おかあさんの被爆ピアノの映画専門家レビュー一覧

おかあさんの被爆ピアノ

広島で被爆したピアノをトラックに載せて全国を回る活動をしている調律師の実話を基にしたヒューマンドラマ。東京生まれの大学生・菜々子は、母・久美子が被爆ピアノを寄贈したことを知る。被爆ピアノコンサートに行った菜々子は、自身のルーツを辿っていく。出演は、「Fukushima 50」の佐野史郎、「舞妓はレディ」の武藤十夢。監督・脚本は、「美しすぎる議員」の五藤利弘。2020/7/17より広島先行公開
  • 映画評論家

    川口敦子

    TVドキュメンタリーで被爆ピアノの音色を通じ反戦活動を続ける調律師矢川光則氏に出会い、「平和を考えるきっかけを」と劇映画化に至った五藤監督、「忘れないこと、記憶し続けること、伝えていくこと」との思いに水を差すつもりはないのだが、祖母とその娘である母とのピアノを挟んだ葛藤がもひとつ描き込めないままに、ヒロインの試みだけが浮足立ってしまった脚本の弱さは否めない。そんな“逆境”の中、母役森口瑤子の健闘が光る。広島の晴れた空と〈悲愴〉第二楽章、哀傷の共鳴!

  • 編集者、ライター

    佐野亨

    TVドキュメントの取材を通じて矢川光則と知り合い、この物語を構想したという五藤利弘監督。題材への並々ならぬ思い入れを感じる。被爆ピアノが表象する歴史に関心を抱く主人公と、「娘を広島と関わらせたくない」という母親。
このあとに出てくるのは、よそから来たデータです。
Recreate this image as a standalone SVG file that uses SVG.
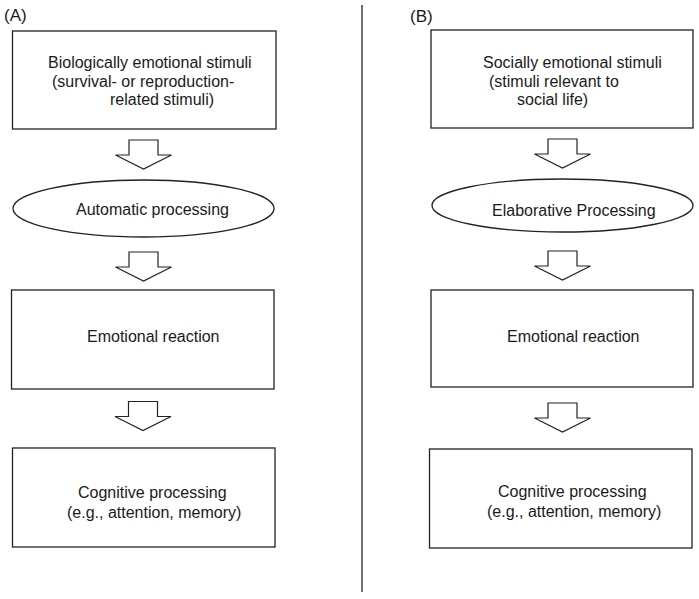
<svg xmlns="http://www.w3.org/2000/svg" width="699" height="599" viewBox="0 0 699 599">
<defs>
<style>
.box{fill:#fff;stroke:#222;stroke-width:1.3}
.arr{fill:#fff;stroke:#222;stroke-width:1.2;stroke-linejoin:miter}
.t{font-family:"Liberation Sans",Arial,sans-serif;font-size:16px;fill:#1a1a1a}
.lab{font-family:"Liberation Sans",Arial,sans-serif;font-size:17px;fill:#1a1a1a}
.div{stroke:#222;stroke-width:1.3}
</style>
<path id="blockArrow" d="M-14.5,0 H14.5 V15 H28 L0,29 L-28,15 H-14.5 Z"/>
</defs>
<rect width="699" height="599" fill="#fff"/>
<line class="div" x1="362" y1="5" x2="362" y2="592"/>
<text class="lab" x="4" y="21">(A)</text>
<text class="lab" x="410" y="22">(B)</text>
<g id="connectors">
<use href="#blockArrow" class="arr" transform="translate(143.5,140)"/>
<use href="#blockArrow" class="arr" transform="translate(143.5,252)"/>
<use href="#blockArrow" class="arr" transform="translate(143,401.5)"/>
<use href="#blockArrow" class="arr" transform="translate(562.5,139)"/>
<use href="#blockArrow" class="arr" transform="translate(562.5,251)"/>
<use href="#blockArrow" class="arr" transform="translate(562.5,403)"/>
</g>
<g id="a-bio">
<rect class="box" x="12.5" y="31" width="263.5" height="98"/>
<text class="t" x="48" y="68">Biologically emotional stimuli</text>
<text class="t" x="52" y="87">(survival- or reproduction-</text>
<text class="t" x="110" y="105">related stimuli)</text>
</g>
<g id="a-auto">
<ellipse class="box" cx="143.5" cy="208.5" rx="130.5" ry="28.5"/>
<text class="t" x="76" y="215">Automatic processing</text>
</g>
<g id="a-emo">
<rect class="box" x="11.5" y="290" width="262.5" height="99"/>
<text class="t" x="87" y="342">Emotional reaction</text>
</g>
<g id="a-cog">
<rect class="box" x="12.5" y="448" width="262.5" height="99"/>
<text class="t" x="78" y="498">Cognitive processing</text>
<text class="t" x="67" y="518">(e.g., attention, memory)</text>
</g>
<g id="b-soc">
<rect class="box" x="431" y="30" width="262" height="98"/>
<text class="t" x="483" y="68">Socially emotional stimuli</text>
<text class="t" x="489" y="87">(stimuli relevant to</text>
<text class="t" x="517" y="105">social life)</text>
</g>
<g id="b-elab">
<ellipse class="box" cx="562.5" cy="205.5" rx="130.5" ry="26.5"/>
<text class="t" x="492" y="216">Elaborative Processing</text>
</g>
<g id="b-emo">
<rect class="box" x="431" y="290" width="262" height="97"/>
<text class="t" x="507" y="342">Emotional reaction</text>
</g>
<g id="b-cog">
<rect class="box" x="429.5" y="449" width="262.5" height="99"/>
<text class="t" x="498" y="497">Cognitive processing</text>
<text class="t" x="487" y="517">(e.g., attention, memory)</text>
</g>
</svg>
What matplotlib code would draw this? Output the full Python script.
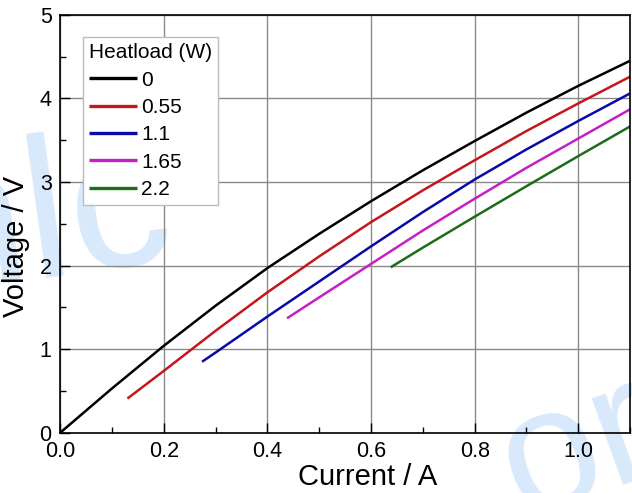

その当事者意識がどのように交わっていくかが物語の核となるが、事実に対する誠実さが足枷となったか、対立から和解への流れがやや予定調和的な気も。当初は大杉漣が演じるはずだった矢川役の佐野史郎がナチュラルな存在感で要所を締める。

  • 詩人、映画監督

    福間健二

    被爆ピアノの音とそれへの思いが中心にあるべきだが、その音色がはっきりしない。これだという演奏がない。被爆ピアノを使うコンサートを続ける矢川光則その人に、佐野史郎。こうしたら窮屈、をあえてやった感じ。武藤十夢は、被爆者の祖母と被爆二世の母の葛藤のために遠ざけられた「広島」に引きよせられる役。修理された祖母のピアノを猛練習して弾く。「がんばったね」だが、実は大事なことをおきざりにしていると思った。画が甘い。題名、なぜ「おばあちゃんの」じゃないのか。